Even if you plan to attend the special meeting, to ensure a quorum is present to hold the special meeting, we would ask you to complete and return the proxy card in the enclosed prepaid envelope. If you sign, date and mail your proxy card without indicating how you want to vote, then your proxy will be counted as a vote “FOR” the merger proposal, “FOR” the merger-related compensation proposal and “FOR” the adjournment proposal. Failing to instruct your broker how to vote shares held by you in “street name,” will have the same effect as a vote against the merger proposal, but will have no effect on the outcome of the merger-related compensation proposal or the adjournment proposal.
The board of directors of Atlantic unanimously recommends that Atlantic stockholders vote “FOR” the merger proposal, “FOR” the merger-related compensation proposal and “FOR” the adjournment proposal.
You should read carefully this entire proxy statement/prospectus, including the appendices hereto and the documents incorporated by reference herein, because it contains important information about the merger and the related transactions. You may also find this proxy statement/prospectus posted on the Internet at
http://www.irinfo.com/acfc/acfc.html.
In particular, you should read carefully the information set forth under “Risk Factors” beginning on page 29 of this proxy statement/prospectus, which discusses the risks relating to the merger.On behalf of the board of directors of Atlantic, thank you for your prompt consideration to this important matter.

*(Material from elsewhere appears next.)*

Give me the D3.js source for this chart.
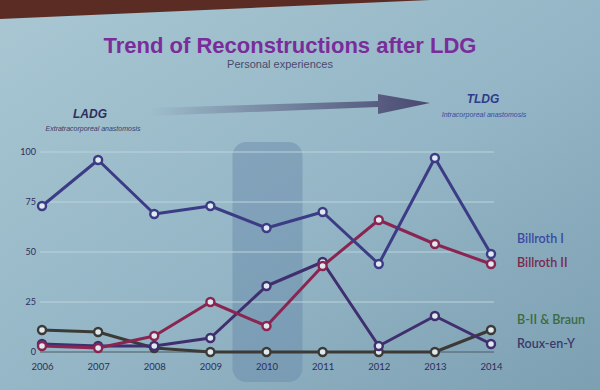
<!DOCTYPE html>
<html>
<head>
<meta charset="utf-8">
<script src="https://cdn.jsdelivr.net/npm/d3@7"></script>
<style>
  body { margin: 0; background: #8fb1c1; }
  svg { display: block; }
</style>
</head>
<body>
<svg id="chart" width="600" height="390"></svg>
<script>
// data
var years = ['2006','2007','2008','2009','2010','2011','2012','2013','2014'];
var billroth1 = [73, 96, 69, 73, 62, 70, 44, 97, 49];
var billroth2 = [3, 2, 8, 25, 13, 43, 66, 54, 44];
var rouxenY   = [4, 3, 3, 7, 33, 45, 3, 18, 4];
var braun     = [11, 10, 2, 0, 0, 0, 0, 0, 11];
var yTicks = [0, 25, 50, 75, 100];

var svg = d3.select('#chart');

// background of the projected slide
var defs = svg.append('defs');
var bg = defs.append('linearGradient').attr('id', 'bg')
  .attr('x1', '0').attr('y1', '0').attr('x2', '1').attr('y2', '1');
bg.append('stop').attr('offset', '0%').attr('stop-color', '#a9c7d3');
bg.append('stop').attr('offset', '55%').attr('stop-color', '#93b5c5');
bg.append('stop').attr('offset', '100%').attr('stop-color', '#7c9fb2');

var arrowGrad = defs.append('linearGradient').attr('id', 'arrowGrad')
  .attr('x1', '0').attr('y1', '0').attr('x2', '1').attr('y2', '0');
arrowGrad.append('stop').attr('offset', '0%').attr('stop-color', '#4a4870').attr('stop-opacity', 0);
arrowGrad.append('stop').attr('offset', '100%').attr('stop-color', '#4a4870').attr('stop-opacity', 1);

svg.append('rect').attr('width', 600).attr('height', 390).attr('fill', 'url(#bg)');

// dark band at the top of the photo
svg.append('path')
  .attr('d', 'M0,0 L430,0 L0,19 Z')
  .attr('fill', '#5b2c24');

// titles
svg.append('text')
  .attr('x', 290).attr('y', 53)
  .attr('text-anchor', 'middle')
  .style('font-family', 'Liberation Sans, Arial, sans-serif')
  .style('font-weight', 'bold')
  .style('font-size', '22px')
  .attr('fill', '#7a2d9a')
  .text('Trend of Reconstructions after LDG');

svg.append('text')
  .attr('x', 280).attr('y', 68)
  .attr('text-anchor', 'middle')
  .style('font-family', 'Liberation Sans, Arial, sans-serif')
  .style('font-size', '11px')
  .attr('fill', '#4a4a6e')
  .text('Personal experiences');

// arrow from LADG to TLDG
svg.append('path')
  .attr('d', 'M150,108 L378,101 L378,94 L430,103 L378,114 L378,107 L150,116 Z')
  .attr('fill', 'url(#arrowGrad)');

svg.append('text')
  .attr('x', 90).attr('y', 118)
  .attr('text-anchor', 'middle')
  .style('font-family', 'Liberation Sans, Arial, sans-serif')
  .style('font-weight', 'bold').style('font-style', 'italic')
  .style('font-size', '12px')
  .attr('fill', '#2e2d5c')
  .text('LADG');
svg.append('text')
  .attr('x', 93).attr('y', 131)
  .attr('text-anchor', 'middle')
  .style('font-family', 'Liberation Sans, Arial, sans-serif')
  .style('font-style', 'italic')
  .style('font-size', '7px')
  .attr('fill', '#3a3a66')
  .text('Extratracorporeal anastomosis');

svg.append('text')
  .attr('x', 483).attr('y', 103)
  .attr('text-anchor', 'middle')
  .style('font-family', 'Liberation Sans, Arial, sans-serif')
  .style('font-weight', 'bold').style('font-style', 'italic')
  .style('font-size', '12px')
  .attr('fill', '#2e3a8a')
  .text('TLDG');
svg.append('text')
  .attr('x', 484).attr('y', 117)
  .attr('text-anchor', 'middle')
  .style('font-family', 'Liberation Sans, Arial, sans-serif')
  .style('font-style', 'italic')
  .style('font-size', '7px')
  .attr('fill', '#3a4aa0')
  .text('Intracorporeal anastomosis');

// scales
var x = d3.scalePoint().domain(years).range([42, 491]);
var y = d3.scaleLinear().domain([0, 100]).range([352, 152]);

// highlight band on 2010
svg.append('rect')
  .attr('x', x('2010') - 34).attr('y', 142)
  .attr('width', 70).attr('height', 240)
  .attr('rx', 14)
  .attr('fill', '#6588a8').attr('opacity', 0.45);

// grid
svg.selectAll('.grid')
  .data(yTicks)
  .enter().append('line')
  .attr('class', 'grid')
  .attr('x1', 40).attr('x2', 494)
  .attr('y1', function(d){ return y(d); })
  .attr('y2', function(d){ return y(d); })
  .attr('stroke', function(d){ return d === 0 ? '#4c5a66' : '#bcd3dd'; })
  .attr('stroke-width', 1);

// y axis labels
var yAxis = d3.axisLeft(y).tickValues(yTicks).tickSize(0).tickPadding(4);
var gy = svg.append('g').attr('transform', 'translate(40,0)').call(yAxis);
gy.select('.domain').remove();
gy.selectAll('text')
  .style('font-family', 'Lato, sans-serif')
  .style('font-size', '9px')
  .attr('fill', '#2e2d58');

// x axis labels
var xAxis = d3.axisBottom(x).tickSize(0).tickPadding(6);
var gx = svg.append('g').attr('transform', 'translate(0,357)').call(xAxis);
gx.select('.domain').remove();
gx.selectAll('text')
  .style('font-family', 'Lato, sans-serif')
  .style('font-size', '9.5px')
  .attr('fill', '#2e2d58');

// series
var series = [
  { name: 'B-II & Braun', values: braun,     color: '#3c3a36', label: '#3d6a3e', ly: 324 },
  { name: 'Roux-en-Y',    values: rouxenY,   color: '#3f2f6e', label: '#3a3a6c', ly: 348 },
  { name: 'Billroth II',  values: billroth2, color: '#8a2552', label: '#7a2a4e', ly: 267 },
  { name: 'Billroth I',   values: billroth1, color: '#3c3c86', label: '#3a49a2', ly: 243 }
];

var line = d3.line()
  .x(function(d, i){ return x(years[i]); })
  .y(function(d){ return y(d); });

series.forEach(function(s){
  svg.append('path')
    .datum(s.values)
    .attr('d', line)
    .attr('fill', 'none')
    .attr('stroke', s.color)
    .attr('stroke-width', 3)
    .attr('stroke-linejoin', 'round');

  svg.selectAll(null)
    .data(s.values)
    .enter().append('circle')
    .attr('cx', function(d, i){ return x(years[i]); })
    .attr('cy', function(d){ return y(d); })
    .attr('r', 4)
    .attr('fill', '#dfeaef')
    .attr('stroke', s.color)
    .attr('stroke-width', 2.4);

  svg.append('text')
    .attr('x', 517).attr('y', s.ly)
    .style('font-family', 'Lato, sans-serif')
    .style('font-weight', '600')
    .style('font-size', '12.5px')
    .attr('fill', s.label)
    .text(s.name);
});
</script>
</body>
</html>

By Order of the Board of Directors of Atlantic,
Tracy L. Keegan
Executive Vice President,
Chief Financial Officer and
Corporate Secretary
The shares of Ameris common stock to be issued in the merger are not savings or deposit accounts or other obligations of any bank or nonbank subsidiary of Ameris or Atlantic, and are not insured by the Federal Deposit Insurance Corporation or any other governmental agency.
Neither the Securities and Exchange Commission nor any state securities commission has approved or disapproved the securities to be issued in the merger or passed upon the adequacy or accuracy of this proxy statement/prospectus. Any representation to the contrary is a criminal offense.
This proxy statement/prospectus is dated [•], 2018, and is being first mailed to Atlantic stockholders on or about [•], 2018.